The dimensions of data cubes--the domains of online analytical processing (OLAP) queries--are hierarchic, meaning the important ones are ordered. From a practical point of view, queries that refer to ranges are usual and it is important that basic or aggregated data can be extracted at different levels of granularity. For this reason, the investigation of hierarchical range queries is a relevant theme. Data cubes are redundant portions of data; because of their redundancy, the compression of large cubes can make both their storage and retrieval much more efficient.
In this paper on cube compression, Cuzzocrea gives a solution for the complicated but very important real-life problem of how to determine a compression technique that supports not just one class of queries, but a large family of essentially different given queries, in a balanced way.

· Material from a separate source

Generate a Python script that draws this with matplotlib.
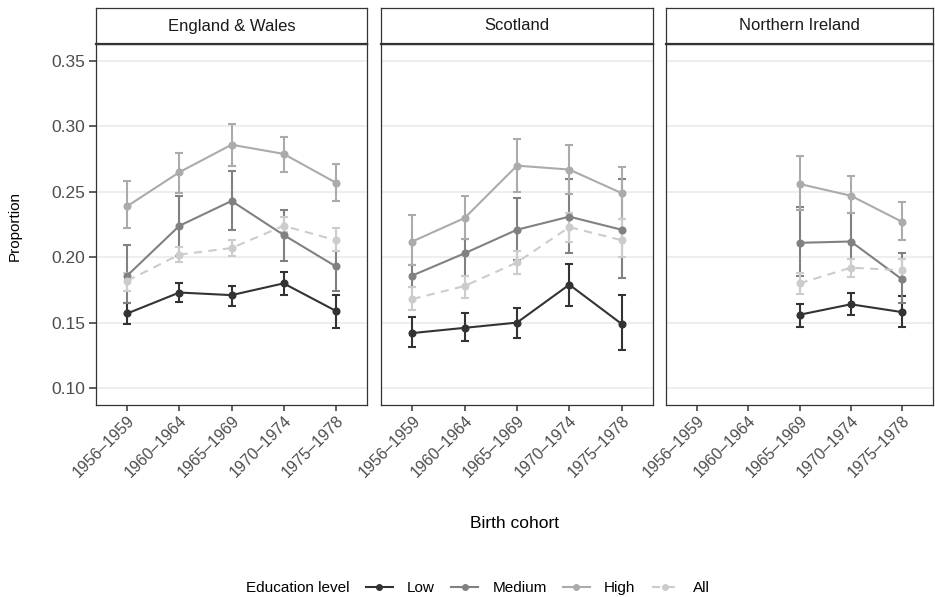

Cuzzocrea’s solution uses a hierarchical multidimensional histogram to realize the cube’s compression. After Cuzzocrea presents the problem and discusses some related work, he describes the algorithm implemented. Then, he provides a theoretical complexity analysis of the algorithm.
The author compares his implementation to other state-of-the-art histogram-based data cube compression techniques. While the sophisticated method described in the paper behaves better than the other methods in terms of quality and scalability, it is slower than the others on the sample cubes.
I recommend this comprehensive paper, and I hope that the results will be used in commercial tools.